Record set.
________________________________________

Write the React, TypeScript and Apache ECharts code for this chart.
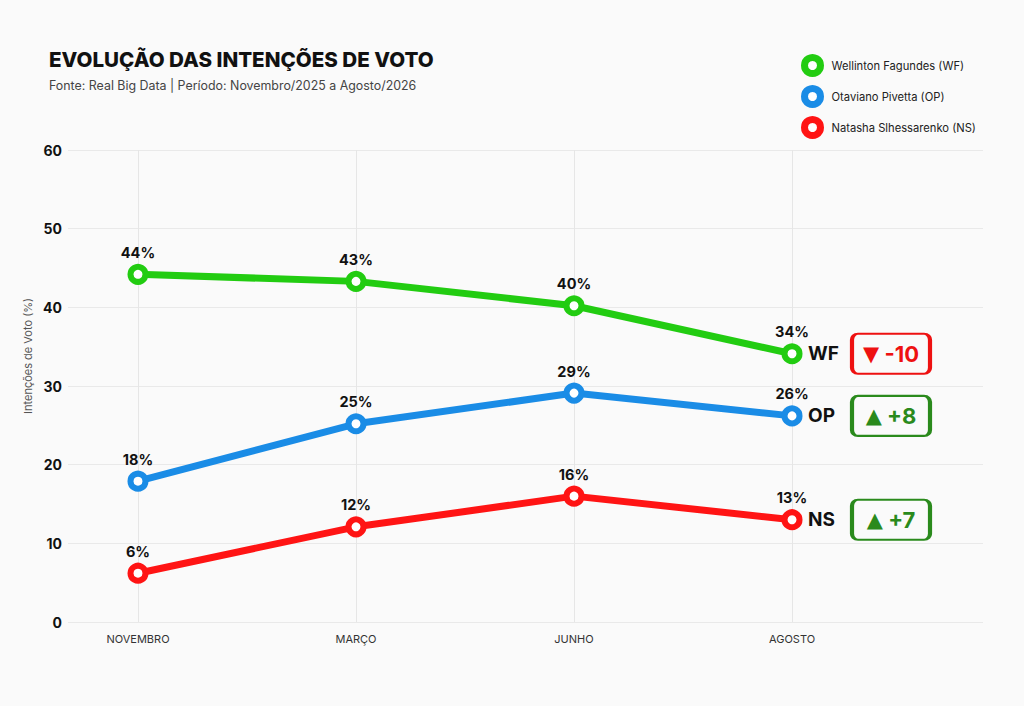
import React, { useEffect, useRef } from "react";
import * as echarts from "echarts";

const categories = ["NOVEMBRO", "MARÇO", "JUNHO", "AGOSTO"];
const wfValues = [44.2, 43.3, 40.2, 34.1];
const opValues = [17.9, 25.2, 29.1, 26.2];
const nsValues = [6.2, 12.1, 16.0, 13.0];
const yTicks = [0, 10, 20, 30, 40, 50, 60];

const seriesDefs = [
  { name: "Wellinton Fagundes (WF)", short: "WF", values: wfValues, color: "#22cc11" },
  { name: "Otaviano Pivetta (OP)", short: "OP", values: opValues, color: "#1a8ce6" },
  { name: "Natasha Slhessarenko (NS)", short: "NS", values: nsValues, color: "#ff1414" },
];

const FONT = "Inter, 'Noto Sans', sans-serif";
const BADGE_X = 3.454;
const BADGE_PATH =
  "path://M6,0H72A6,6,0,0,1,78,6V34A6,6,0,0,1,72,40H6A6,6,0,0,1,0,34V6A6,6,0,0,1,6,0Z";

export default function App() {
  const ref = useRef<HTMLDivElement>(null);

  useEffect(() => {
    if (!ref.current) return;
    const chart = echarts.init(ref.current, undefined, { renderer: "svg" });

    const series = seriesDefs.map((s) => {
      const first = Math.round(s.values[0]);
      const last = Math.round(s.values[s.values.length - 1]);
      const delta = last - first;
      const up = delta >= 0;
      const badgeColor = up ? "#2a8a1c" : "#ee1111";
      return {
        type: "line",
        name: s.name,
        data: s.values.map((v, i) => [i, v]),
        symbol: "circle",
        symbolSize: 15,
        lineStyle: { color: s.color, width: 7 },
        itemStyle: { color: "#ffffff", borderColor: s.color, borderWidth: 6 },
        z: 3,
        label: {
          show: true,
          position: "top",
          distance: 4,
          fontFamily: FONT,
          fontSize: 14.5,
          fontWeight: "bold",
          color: "#111",
          formatter: (p: any) => Math.round(p.value[1]) + "%",
        },
        endLabel: {
          show: true,
          formatter: () => s.short,
          fontFamily: FONT,
          fontSize: 19,
          fontWeight: "bold",
          color: "#111",
          distance: 16,
        },
        markPoint: {
          symbol: BADGE_PATH,
          symbolSize: [78, 40],
          symbolKeepAspect: false,
          itemStyle: { color: "#fafafa", borderColor: badgeColor, borderWidth: 3 },
          label: {
            show: true,
            position: "inside",
            formatter: () =>
              `{tri|${up ? "▲" : "▼"}}{num| ${up ? "+" : ""}${delta}}`,
            rich: {
              tri: { fontSize: 21, color: badgeColor, fontFamily: "DejaVu Sans" },
              num: { fontSize: 22, fontWeight: "bold", color: badgeColor, fontFamily: FONT },
            },
          },
          data: [{ coord: [BADGE_X, s.values[s.values.length - 1]], value: delta }],
        },
      };
    });

    chart.setOption({
      animation: false,
      backgroundColor: "#fafafa",
      textStyle: { fontFamily: FONT },
      title: {
        text: "EVOLUÇÃO DAS INTENÇÕES DE VOTO",
        subtext: "Fonte: Real Big Data | Período: Novembro/2025 a Agosto/2026",
        left: 44,
        top: 44,
        itemGap: 9,
        textStyle: { fontFamily: FONT, fontSize: 20.6, fontWeight: 800, color: "#111" },
        subtextStyle: { fontFamily: FONT, fontSize: 12.4, color: "#444" },
      },
      legend: {
        orient: "vertical",
        left: 796,
        top: 49,
        itemWidth: 16,
        itemHeight: 16,
        itemGap: 8,
        icon: "circle",
        itemStyle: { borderWidth: 7 },
        textStyle: {
          fontFamily: FONT,
          fontSize: 11.2,
          color: "#222",
          padding: [0, 0, 0, 6],
        },
        data: seriesDefs.map((s) => s.name),
      },
      grid: { left: 68, right: 41, top: 150, bottom: 84 },
      xAxis: {
        type: "value",
        min: -0.321,
        max: 3.876,
        axisLine: { show: false },
        axisTick: { show: false, customValues: [0, 1, 2, 3] },
        axisLabel: {
          customValues: [0, 1, 2, 3],
          formatter: (v: number) => categories[Math.round(v)] ?? "",
          fontFamily: FONT,
          fontSize: 11,
          color: "#333",
          margin: 11,
        },
        splitLine: { show: true, lineStyle: { color: "#e6e6e6", width: 1 } },
      },
      yAxis: {
        type: "value",
        min: yTicks[0],
        max: yTicks[yTicks.length - 1],
        interval: 10,
        axisLine: { show: false },
        axisTick: { show: false },
        axisLabel: {
          fontFamily: FONT,
          fontSize: 14,
          fontWeight: "bold",
          color: "#111",
          margin: 6,
        },
        splitLine: { show: true, lineStyle: { color: "#e9e9e9", width: 1 } },
      },
      graphic: [
        {
          type: "text",
          x: 28,
          y: 356,
          rotation: Math.PI / 2,
          style: {
            text: "Intenções de Voto (%)",
            fontFamily: FONT,
            fontSize: 11,
            fill: "#555",
            align: "center",
            verticalAlign: "middle",
          },
        },
      ],
      series,
    });

    return () => chart.dispose();
  }, []);

  return (
    <div
      ref={ref}
      style={{ position: "fixed", left: 0, top: 0, width: 1024, height: 706 }}
    />
  );
}
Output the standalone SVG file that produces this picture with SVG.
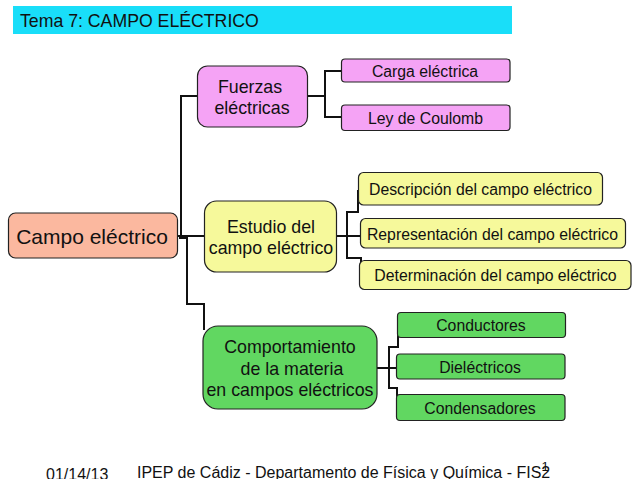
<svg xmlns="http://www.w3.org/2000/svg" width="638" height="479" viewBox="0 0 638 479">
<style>
text{font-family:"Liberation Sans",Arial,sans-serif;fill:#111;text-anchor:middle}
.n{stroke:#222;stroke-width:1.2}
.p{fill:#f5a3f5}.y{fill:#f6f99b}.g{fill:#61d761}
.c path{fill:none;stroke:#111;stroke-width:2}
.t1{font-size:21px}.t2{font-size:17.8px}.t3{font-size:15.8px}
</style>
<rect width="638" height="479" fill="#fff"/>
<g id="title"><rect x="13" y="6" width="499" height="28" fill="#19def9"/><text x="20" y="27" font-size="17.7" style="text-anchor:start">Tema 7: CAMPO ELÉCTRICO</text></g>
<g id="connectors" class="c">
<path d="M177 236H181V96H197.500M177 236H204.500M179 238H187V304H204V330"/>
<path d="M307 96H325M341.500 71H325V117H341.500"/>
<path d="M336 236H360M358 190V212H347V258H361V262"/>
<path d="M377 368H397M398 326V347H389V388H397V407"/>
</g>
<g id="campo"><rect class="n" x="8.500" y="213" width="169" height="45" rx="7" fill="#fbb89f"/><text class="t1" x="92" y="244">Campo eléctrico</text></g>
<g id="fuerzas"><rect class="n p" x="197.500" y="66" width="110" height="61" rx="10"/><text class="t2" x="250" y="93">Fuerzas</text><text class="t2" x="252" y="114">eléctricas</text></g>
<g id="estudio"><rect class="n y" x="204.500" y="201" width="132" height="71" rx="12"/><text class="t2" x="271" y="233">Estudio del</text><text class="t2" x="271" y="254">campo eléctrico</text></g>
<g id="comportamiento"><rect class="n g" x="203" y="326" width="174" height="83" rx="15"/><text class="t2" x="290" y="353">Comportamiento</text><text class="t2" x="292" y="375">de la materia</text><text class="t2" x="290" y="396">en campos eléctricos</text></g>
<g id="carga"><rect class="n p" x="341.500" y="59" width="168.500" height="23" rx="3.500"/><text class="t3" x="425" y="77">Carga eléctrica</text></g>
<g id="ley"><rect class="n p" x="341.500" y="105" width="168.500" height="25.500" rx="3.500"/><text class="t3" x="425.500" y="124">Ley de Coulomb</text></g>
<g id="descripcion"><rect class="n y" x="358.500" y="172.500" width="244" height="32.500" rx="5"/><text class="t3" x="480.500" y="195">Descripción del campo eléctrico</text></g>
<g id="representacion"><rect class="n y" x="360.500" y="218.500" width="265" height="29.500" rx="5"/><text class="t3" x="492.500" y="240">Representación del campo eléctrico</text></g>
<g id="determinacion"><rect class="n y" x="359.500" y="260.500" width="271.500" height="29" rx="5"/><text class="t3" x="495.500" y="281">Determinación del campo eléctrico</text></g>
<g id="conductores"><rect class="n g" x="397.500" y="312.500" width="168" height="25" rx="3.500"/><text class="t3" x="481" y="331">Conductores</text></g>
<g id="dielectricos"><rect class="n g" x="396.500" y="354" width="168.500" height="25" rx="3.500"/><text class="t3" x="480" y="373">Dieléctricos</text></g>
<g id="condensadores"><rect class="n g" x="396.500" y="394.500" width="168.500" height="26" rx="3.500"/><text class="t3" x="480" y="414">Condensadores</text></g>
<g id="footer"><text x="46" y="480" font-size="16" style="text-anchor:start">01/14/13</text><text x="137" y="478" font-size="16" style="text-anchor:start">IPEP de Cádiz - Departamento de Física y Química  - FIS2</text><text x="545" y="471" font-size="13">1</text></g>
</svg>
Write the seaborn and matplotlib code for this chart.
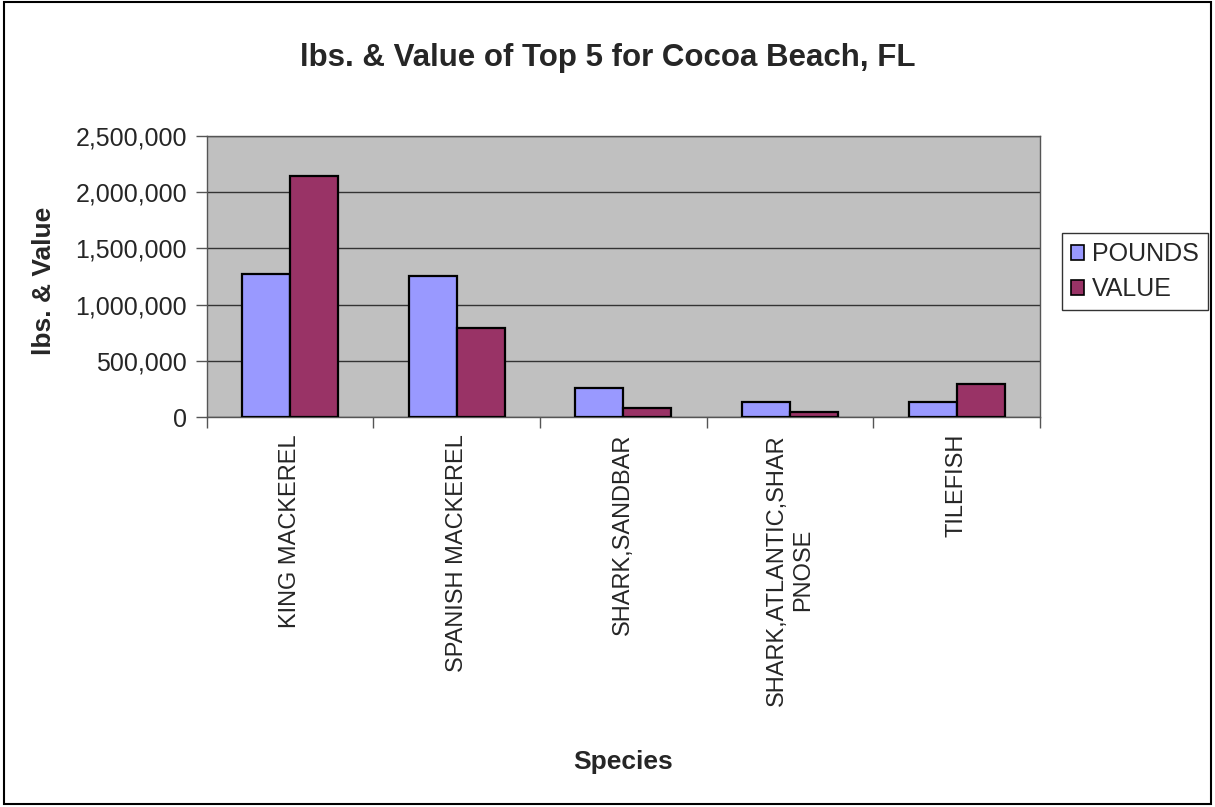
import matplotlib
matplotlib.use("Agg")
import matplotlib.pyplot as plt
import matplotlib.ticker as mticker
from matplotlib.patches import Rectangle
import seaborn as sns
import pandas as pd

# Landings for Cocoa Beach, FL: top five species
species = [
    "KING MACKEREL",
    "SPANISH MACKEREL",
    "SHARK,SANDBAR",
    "SHARK,ATLANTIC,SHAR\nPNOSE",
    "TILEFISH",
]
pounds = [1272000, 1257000, 264000, 133000, 133000]
value = [2147000, 792000, 83000, 44000, 296000]
series = ["POUNDS", "VALUE"]
colors = ["#9999FF", "#993366"]
y_ticks = [0, 500000, 1000000, 1500000, 2000000, 2500000]

df = pd.DataFrame({
    "Species": species * 2,
    "Amount": pounds + value,
    "Series": [series[0]] * len(species) + [series[1]] * len(species),
})

sns.set_theme(style="white")
plt.rcParams["font.family"] = ["Liberation Sans", "DejaVu Sans"]

fig = plt.figure(figsize=(12.15, 8.07), dpi=100)
ax = fig.add_axes([0.170, 0.483, 0.686, 0.3485])
ax.set_facecolor("#C0C0C0")

sns.barplot(
    data=df, x="Species", y="Amount", hue="Series",
    palette=dict(zip(series, colors)), order=species, hue_order=series,
    width=0.576, gap=0, saturation=1, edgecolor="black", linewidth=1.6,
    errorbar=None, ax=ax, legend=False, zorder=3,
)

ax.set_xlim(-0.5, len(species) - 0.5)
ax.set_ylim(0, 2500000)
ax.set_yticks(y_ticks)
ax.yaxis.set_major_formatter(mticker.StrMethodFormatter("{x:,.0f}"))
ax.grid(axis="y", color="#333333", linewidth=1.0, zorder=0)
ax.set_axisbelow(True)

for s in ax.spines.values():
    s.set_color("#555555")
    s.set_linewidth(1.0)

# tick marks sit between categories on the x axis
ax.set_xticks(range(len(species)))
ax.set_xticklabels(species, rotation=90, fontsize=17, ha="center", va="top",
                   multialignment="center")
ax.set_xticks([i - 0.5 for i in range(len(species) + 1)], minor=True)
ax.tick_params(axis="x", which="major", length=0, pad=12)
ax.tick_params(axis="x", which="minor", length=8, width=1, color="#555555",
               direction="out", bottom=True)
ax.tick_params(axis="y", length=8, width=1, color="#555555", direction="out",
               left=True, labelsize=18, pad=6)

ax.set_xlabel("")
ax.set_ylabel("")
fig.text(0.0366, 0.652, "lbs. & Value", rotation=90, ha="center", va="center",
         fontsize=19, fontweight="bold")
fig.text(0.5125, 0.056, "Species", ha="center", va="center",
         fontsize=19, fontweight="bold")
fig.text(0.5, 0.928, "lbs. & Value of Top 5 for Cocoa Beach, FL", ha="center",
         va="center", fontsize=22.5, fontweight="bold")

handles = [Rectangle((0, 0), 1, 1, facecolor=c, edgecolor="black", linewidth=1.2)
           for c in colors]
leg = fig.legend(handles, series, loc="upper left",
                 bbox_to_anchor=(0.874, 0.711), fontsize=18,
                 frameon=True, fancybox=False, handlelength=0.55,
                 handleheight=0.55, handletextpad=0.3, borderpad=0.35,
                 labelspacing=0.45, borderaxespad=0)
leg.get_frame().set_edgecolor("black")
leg.get_frame().set_linewidth(1.0)

fig.patches.append(Rectangle((0.003, 0.004), 0.994, 0.993, transform=fig.transFigure,
                             fill=False, edgecolor="black", linewidth=1.5))

fig.savefig("out.png", dpi=100, facecolor="white")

________________________________________

What is needed.
With the pictures left out, restate word for word every line of the data above, from the first down to the line that contains "const yTicks = [0, 10, 20, 30, 40, 50, 60];".

Task answer.
Write the React, TypeScript and Apache ECharts code for this chart.
import React, { useEffect, useRef } from "react";
import * as echarts from "echarts";

const categories = ["NOVEMBRO", "MARÇO", "JUNHO", "AGOSTO"];
const wfValues = [44.2, 43.3, 40.2, 34.1];
const opValues = [17.9, 25.2, 29.1, 26.2];
const nsValues = [6.2, 12.1, 16.0, 13.0];
const yTicks = [0, 10, 20, 30, 40, 50, 60];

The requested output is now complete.